• **INFORMATION PROVIDED**
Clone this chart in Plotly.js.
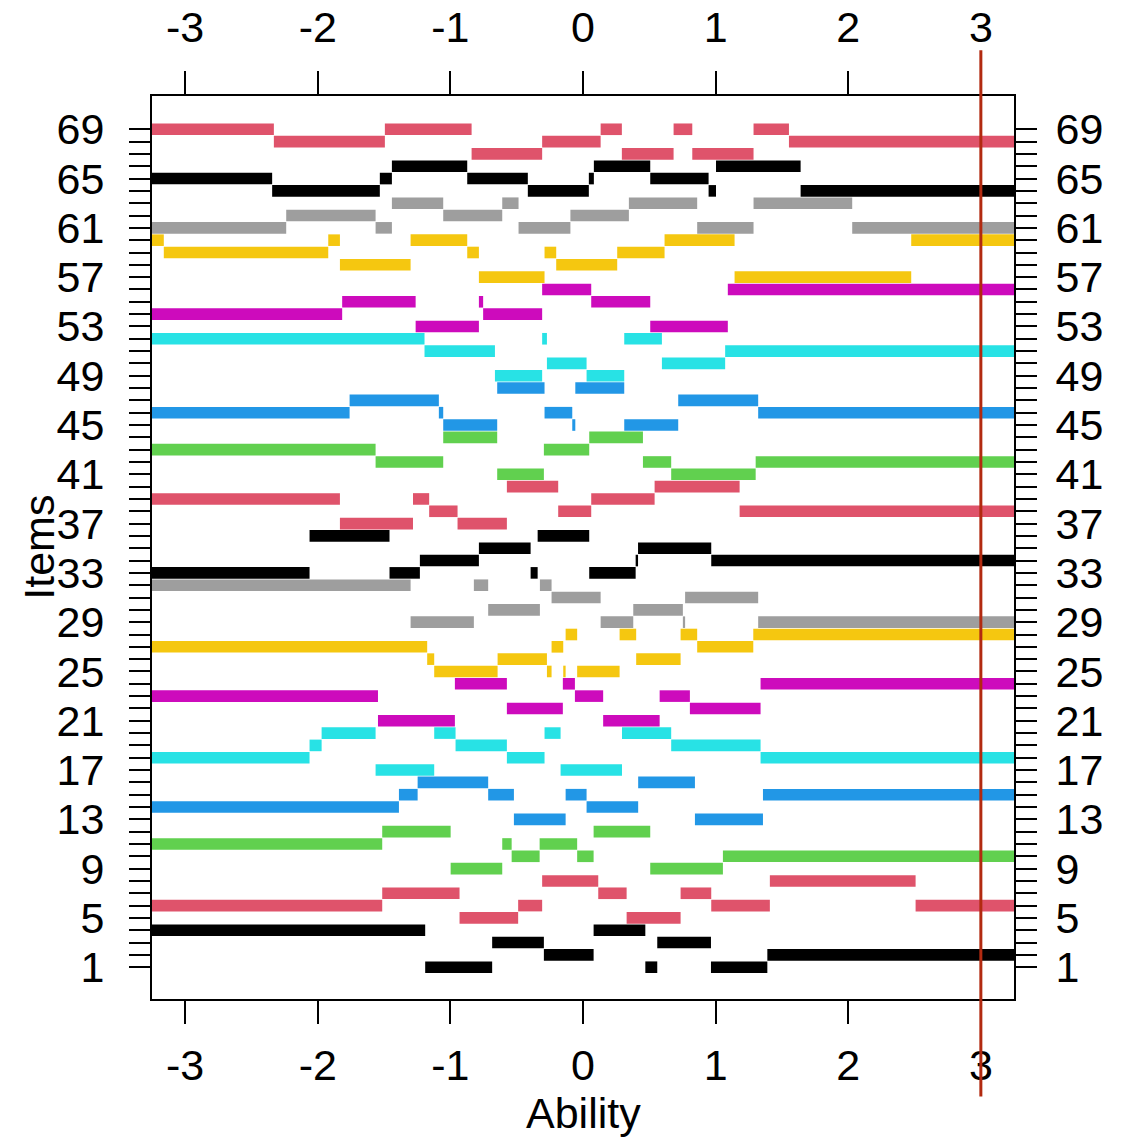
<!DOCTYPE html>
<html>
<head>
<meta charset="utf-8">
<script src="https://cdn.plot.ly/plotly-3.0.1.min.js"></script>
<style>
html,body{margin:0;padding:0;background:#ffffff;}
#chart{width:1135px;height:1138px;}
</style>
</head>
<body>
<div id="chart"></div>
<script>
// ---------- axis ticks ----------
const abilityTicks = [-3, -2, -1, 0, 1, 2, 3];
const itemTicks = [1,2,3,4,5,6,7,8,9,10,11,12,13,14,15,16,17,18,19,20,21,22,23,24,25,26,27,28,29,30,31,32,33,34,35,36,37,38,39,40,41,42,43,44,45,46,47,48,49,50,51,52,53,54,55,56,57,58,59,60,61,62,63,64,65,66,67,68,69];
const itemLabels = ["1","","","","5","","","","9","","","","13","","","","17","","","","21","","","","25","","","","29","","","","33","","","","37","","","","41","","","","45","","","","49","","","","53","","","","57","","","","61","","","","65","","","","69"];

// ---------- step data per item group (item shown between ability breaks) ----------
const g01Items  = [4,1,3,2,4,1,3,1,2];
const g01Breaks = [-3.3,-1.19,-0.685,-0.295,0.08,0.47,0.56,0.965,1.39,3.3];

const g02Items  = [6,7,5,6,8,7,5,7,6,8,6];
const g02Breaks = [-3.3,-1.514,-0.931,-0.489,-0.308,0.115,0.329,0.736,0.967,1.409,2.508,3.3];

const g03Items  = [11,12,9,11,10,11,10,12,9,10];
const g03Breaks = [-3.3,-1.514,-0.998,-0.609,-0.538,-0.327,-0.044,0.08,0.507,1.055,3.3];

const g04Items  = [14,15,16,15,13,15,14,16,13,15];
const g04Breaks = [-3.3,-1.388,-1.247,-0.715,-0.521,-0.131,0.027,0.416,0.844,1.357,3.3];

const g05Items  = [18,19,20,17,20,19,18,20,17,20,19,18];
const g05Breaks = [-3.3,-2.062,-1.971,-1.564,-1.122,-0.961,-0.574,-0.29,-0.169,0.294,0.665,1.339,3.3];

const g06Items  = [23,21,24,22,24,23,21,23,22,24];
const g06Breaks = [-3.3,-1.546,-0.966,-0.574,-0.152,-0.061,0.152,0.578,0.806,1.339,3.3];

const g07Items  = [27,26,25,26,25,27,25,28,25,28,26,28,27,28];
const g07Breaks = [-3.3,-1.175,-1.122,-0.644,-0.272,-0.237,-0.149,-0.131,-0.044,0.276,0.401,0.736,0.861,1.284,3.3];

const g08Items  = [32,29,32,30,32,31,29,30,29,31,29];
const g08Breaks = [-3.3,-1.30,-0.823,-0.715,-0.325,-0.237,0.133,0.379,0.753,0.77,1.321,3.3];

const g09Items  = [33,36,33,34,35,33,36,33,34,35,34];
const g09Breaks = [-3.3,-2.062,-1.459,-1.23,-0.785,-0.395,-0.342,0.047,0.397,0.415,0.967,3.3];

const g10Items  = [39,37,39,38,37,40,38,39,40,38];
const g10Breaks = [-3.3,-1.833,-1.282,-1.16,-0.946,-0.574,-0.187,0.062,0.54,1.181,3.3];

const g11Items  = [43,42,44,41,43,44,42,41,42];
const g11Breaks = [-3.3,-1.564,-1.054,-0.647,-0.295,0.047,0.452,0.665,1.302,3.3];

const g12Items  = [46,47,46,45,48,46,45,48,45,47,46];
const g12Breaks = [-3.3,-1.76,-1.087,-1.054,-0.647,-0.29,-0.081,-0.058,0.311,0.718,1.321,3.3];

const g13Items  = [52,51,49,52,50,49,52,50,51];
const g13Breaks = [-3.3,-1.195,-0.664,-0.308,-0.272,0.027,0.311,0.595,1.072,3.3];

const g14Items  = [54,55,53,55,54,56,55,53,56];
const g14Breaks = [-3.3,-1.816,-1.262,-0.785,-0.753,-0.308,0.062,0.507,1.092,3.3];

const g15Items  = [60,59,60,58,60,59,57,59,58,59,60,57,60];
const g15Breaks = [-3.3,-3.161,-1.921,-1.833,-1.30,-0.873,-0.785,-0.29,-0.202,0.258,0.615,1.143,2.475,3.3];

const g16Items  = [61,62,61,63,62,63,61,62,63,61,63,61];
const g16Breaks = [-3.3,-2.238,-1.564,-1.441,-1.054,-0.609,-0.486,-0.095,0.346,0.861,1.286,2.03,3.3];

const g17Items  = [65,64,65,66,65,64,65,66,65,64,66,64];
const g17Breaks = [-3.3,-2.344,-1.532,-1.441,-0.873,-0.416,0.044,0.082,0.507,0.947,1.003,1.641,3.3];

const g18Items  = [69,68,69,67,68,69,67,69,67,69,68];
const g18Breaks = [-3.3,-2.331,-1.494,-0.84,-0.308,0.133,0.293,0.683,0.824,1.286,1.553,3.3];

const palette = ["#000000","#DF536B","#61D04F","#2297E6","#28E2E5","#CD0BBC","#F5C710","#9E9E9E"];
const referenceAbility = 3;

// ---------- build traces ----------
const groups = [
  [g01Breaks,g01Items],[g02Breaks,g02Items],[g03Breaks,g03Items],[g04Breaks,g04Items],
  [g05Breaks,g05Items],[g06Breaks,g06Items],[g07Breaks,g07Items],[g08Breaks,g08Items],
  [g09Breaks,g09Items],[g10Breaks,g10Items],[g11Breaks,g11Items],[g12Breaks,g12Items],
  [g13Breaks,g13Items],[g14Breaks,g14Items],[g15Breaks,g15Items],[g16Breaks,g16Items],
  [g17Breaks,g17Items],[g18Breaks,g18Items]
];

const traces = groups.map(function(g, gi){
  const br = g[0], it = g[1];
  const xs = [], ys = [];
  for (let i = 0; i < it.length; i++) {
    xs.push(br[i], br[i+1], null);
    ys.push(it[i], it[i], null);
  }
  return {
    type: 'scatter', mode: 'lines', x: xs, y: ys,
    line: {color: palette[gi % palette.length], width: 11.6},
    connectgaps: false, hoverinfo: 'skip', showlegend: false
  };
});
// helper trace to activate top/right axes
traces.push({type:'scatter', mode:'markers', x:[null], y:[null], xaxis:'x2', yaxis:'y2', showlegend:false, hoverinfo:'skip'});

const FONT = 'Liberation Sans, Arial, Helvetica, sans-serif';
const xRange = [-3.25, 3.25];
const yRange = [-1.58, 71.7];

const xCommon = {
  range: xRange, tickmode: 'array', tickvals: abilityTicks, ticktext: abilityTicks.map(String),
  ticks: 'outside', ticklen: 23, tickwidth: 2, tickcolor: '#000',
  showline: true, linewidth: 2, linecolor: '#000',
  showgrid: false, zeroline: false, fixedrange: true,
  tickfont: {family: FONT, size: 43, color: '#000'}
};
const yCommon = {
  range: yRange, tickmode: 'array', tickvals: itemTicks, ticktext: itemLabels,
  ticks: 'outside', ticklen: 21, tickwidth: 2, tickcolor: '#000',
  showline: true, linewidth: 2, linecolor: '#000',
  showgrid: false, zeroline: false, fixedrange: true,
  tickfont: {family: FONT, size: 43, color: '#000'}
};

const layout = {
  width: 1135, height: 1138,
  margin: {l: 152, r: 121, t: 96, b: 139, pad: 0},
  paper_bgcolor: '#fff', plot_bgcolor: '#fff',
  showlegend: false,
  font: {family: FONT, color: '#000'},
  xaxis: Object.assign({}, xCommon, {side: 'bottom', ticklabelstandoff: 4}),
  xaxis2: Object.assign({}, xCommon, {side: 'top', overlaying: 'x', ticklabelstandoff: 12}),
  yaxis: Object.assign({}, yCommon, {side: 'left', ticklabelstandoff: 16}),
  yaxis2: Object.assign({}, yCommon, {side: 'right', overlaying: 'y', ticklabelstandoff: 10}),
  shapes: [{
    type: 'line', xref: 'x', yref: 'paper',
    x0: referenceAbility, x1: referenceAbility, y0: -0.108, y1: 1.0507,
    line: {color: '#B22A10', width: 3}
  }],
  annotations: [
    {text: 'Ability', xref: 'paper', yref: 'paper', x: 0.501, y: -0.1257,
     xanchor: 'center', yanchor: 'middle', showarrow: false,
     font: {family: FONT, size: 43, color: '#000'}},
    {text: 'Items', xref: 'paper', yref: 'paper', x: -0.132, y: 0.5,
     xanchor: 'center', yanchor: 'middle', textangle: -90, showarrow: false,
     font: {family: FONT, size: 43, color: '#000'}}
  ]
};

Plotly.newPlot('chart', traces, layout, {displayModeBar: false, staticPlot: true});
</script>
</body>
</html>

• **GIVEN TASK**
Extract, from the material above, each line holding the word "chart".

• **PROBLEM SOLUTION**
Clone this chart in Plotly.js.
#chart{width:1135px;height:1138px;}
<div id="chart"></div>
Plotly.newPlot('chart', traces, layout, {displayModeBar: false, staticPlot: true});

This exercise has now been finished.